Now, I’ll be the first one to admit that I’ve got Daddy issues, (remember the sketchy parenting?) and it’s true, I’m partial to an older man as a result. But it’s only as I’ve grown into an adult that I’ve developed a kind of crush on Santa Claus. Which, as I’m writing this, I realise is the only sane option as a child version of me sitting on the lap of my 70-year-old crush, is all kinds of not okay. 

Anyway, I don’t know if it’s the security and the experience of an older man, the idea that Santa is magic and can therefore, in theory, perform all kinds of miracles in the bedroom, or simply the idea of taking the art of ‘gift giving’ and perverting it into something naughty. 

Maybe it’s just all the Baileys. 

But there’s just something about Santa that l don’t know. 

My husband and I have enjoyed a Mr/Mrs Claus fantasy in the past with very positive results, though he looks more like Santa’s well-built, slightly roguish son. And I’m sure if you asked him, he’d say I was more like Mrs Claus’ unbelievably hot granddaughter. If he knows what’s good for him.
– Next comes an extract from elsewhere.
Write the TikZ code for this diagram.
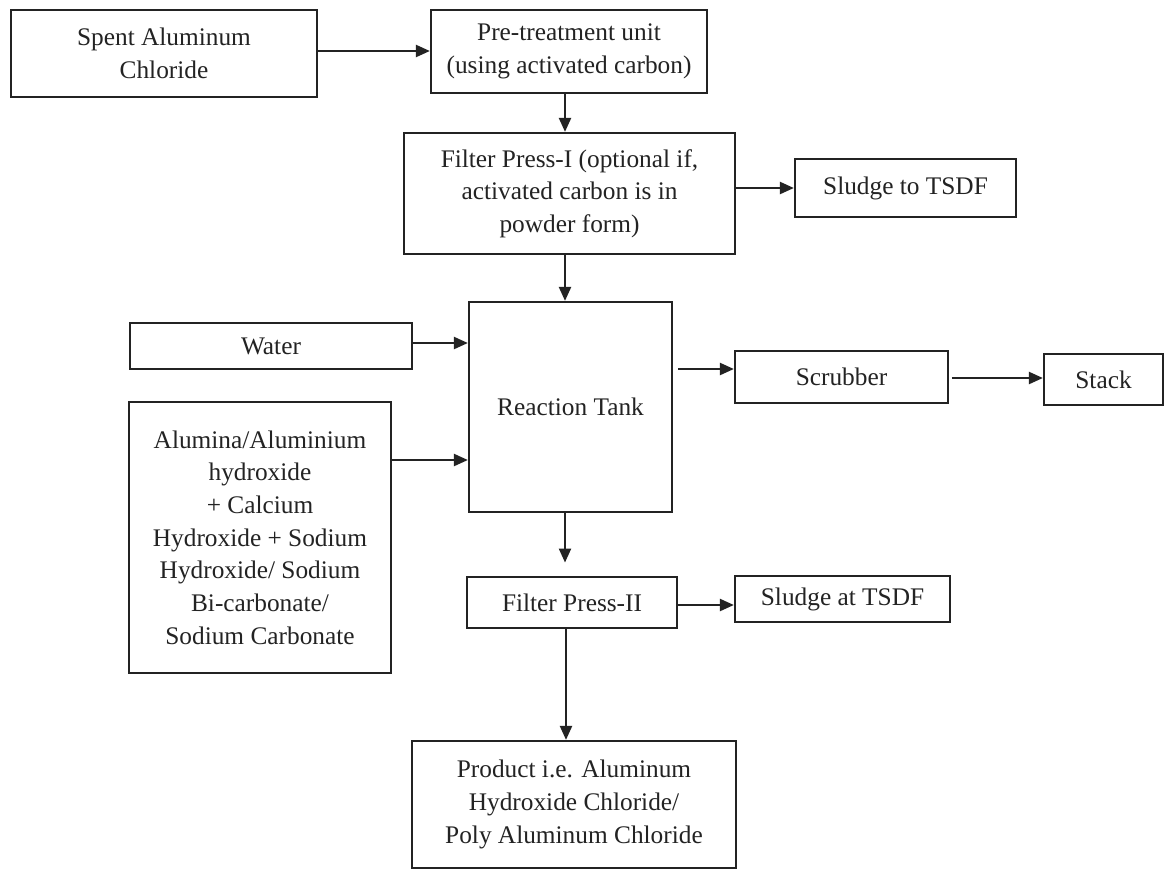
\documentclass[tikz,border=0pt]{standalone}
\usepackage{fontspec}
\setmainfont{Liberation Serif}
\usetikzlibrary{arrows.meta}
\definecolor{ink}{RGB}{35,35,35}
\begin{document}
\begin{tikzpicture}[x=0.75pt,y=-0.75pt,
  box/.style={draw=ink,line width=1.7pt,rectangle,inner sep=2pt,align=center,
    font=\fontsize{19}{24.5}\selectfont,text=ink},
  flow/.style={draw=ink,line width=1.7pt,-{Triangle[length=10.5pt,width=9pt]}}]
\useasboundingbox[fill=white] (0,0) rectangle (1169,872);

% process units
\node[box,minimum width=229.5pt,minimum height=65.25pt] (spent) at (164,53.5) {Spent Aluminum\\Chloride};
\node[box,minimum width=207pt,minimum height=62.25pt] (pre) at (569,51.5) {Pre-treatment unit\\(using activated carbon)};
\node[box,minimum width=248.25pt,minimum height=90.75pt] (fp1) at (569.5,193.5) {Filter Press-I (optional if,\\activated carbon is in\\powder form)};
\node[box,minimum width=165.75pt,minimum height=43.5pt] (sludge1) at (905.5,188) {Sludge to TSDF};
\node[box,minimum width=211.5pt,minimum height=34.5pt] (water) at (271,346) {Water};
\node[box,minimum width=152.25pt,minimum height=157.5pt] (tank) at (570.5,407) {Reaction Tank};
\node[box,minimum width=159.75pt,minimum height=39pt] (scrub) at (841.5,377) {Scrubber};
\node[box,minimum width=89.25pt,minimum height=38.25pt] (stack) at (1103.5,379.5) {Stack};
\node[box,minimum width=196.5pt,minimum height=203.25pt] (chem) at (260,537.5) {Alumina/Aluminium\\hydroxide\\+ Calcium\\Hydroxide + Sodium\\Hydroxide/ Sodium\\Bi-carbonate/\\Sodium Carbonate};
\node[box,minimum width=157.5pt,minimum height=38.25pt] (fp2) at (572,602.5) {Filter Press-II};
\node[box,minimum width=161.25pt,minimum height=34.5pt] (sludge2) at (842.5,599) {Sludge at TSDF};
\node[box,minimum width=243pt,minimum height=95.25pt] (prod) at (574,804.5) {Product i.e. Aluminum\\Hydroxide Chloride/\\Poly Aluminum Chloride};

% reference lines for the flow routing
\coordinate (spine) at (565,0);
\coordinate (feedB) at (0,460);
\coordinate (vent) at (0,369);

% flows
\draw[flow] (spent.east |- 0,51) -- (pre.west |- 0,51);
\draw[flow] (pre.south -| spine) -- (fp1.north -| spine);
\draw[flow] (fp1.east |- sludge1.west) -- (sludge1.west);
\draw[flow] (fp1.south -| spine) -- (tank.north -| spine);
\draw[flow] (water.east |- 0,343) -- (tank.west |- 0,343);
\draw[flow] (chem.east |- feedB) -- (tank.west |- feedB);
\draw[flow,shorten <=4pt] (tank.east |- vent) -- (scrub.west |- vent);
\draw[flow,shorten <=2pt] (scrub.east |- 0,378) -- (stack.west |- 0,378);
\draw[flow,shorten >=10pt] (tank.south -| spine) -- (fp2.north -| spine);
\draw[flow] (fp2.east |- 0,605) -- (sludge2.west |- 0,605);
\draw[flow] (fp2.south -| 566,0) -- (prod.north -| 566,0);
\end{tikzpicture}
\end{document}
There’s a dark side of me that suspects I would enjoy a kind of BDSM Father Christmas scene. You know what I’m talking about- put over his lap for being naughty? Yeah. I can get behind that.

So tell me, dear readers, do you have a secret Santa fantasy? And if so, please share it with us! 

Until then, remember, if you don’t believe, you won’t receive. And the same is true if you don’t put out, but that didn’t rhyme.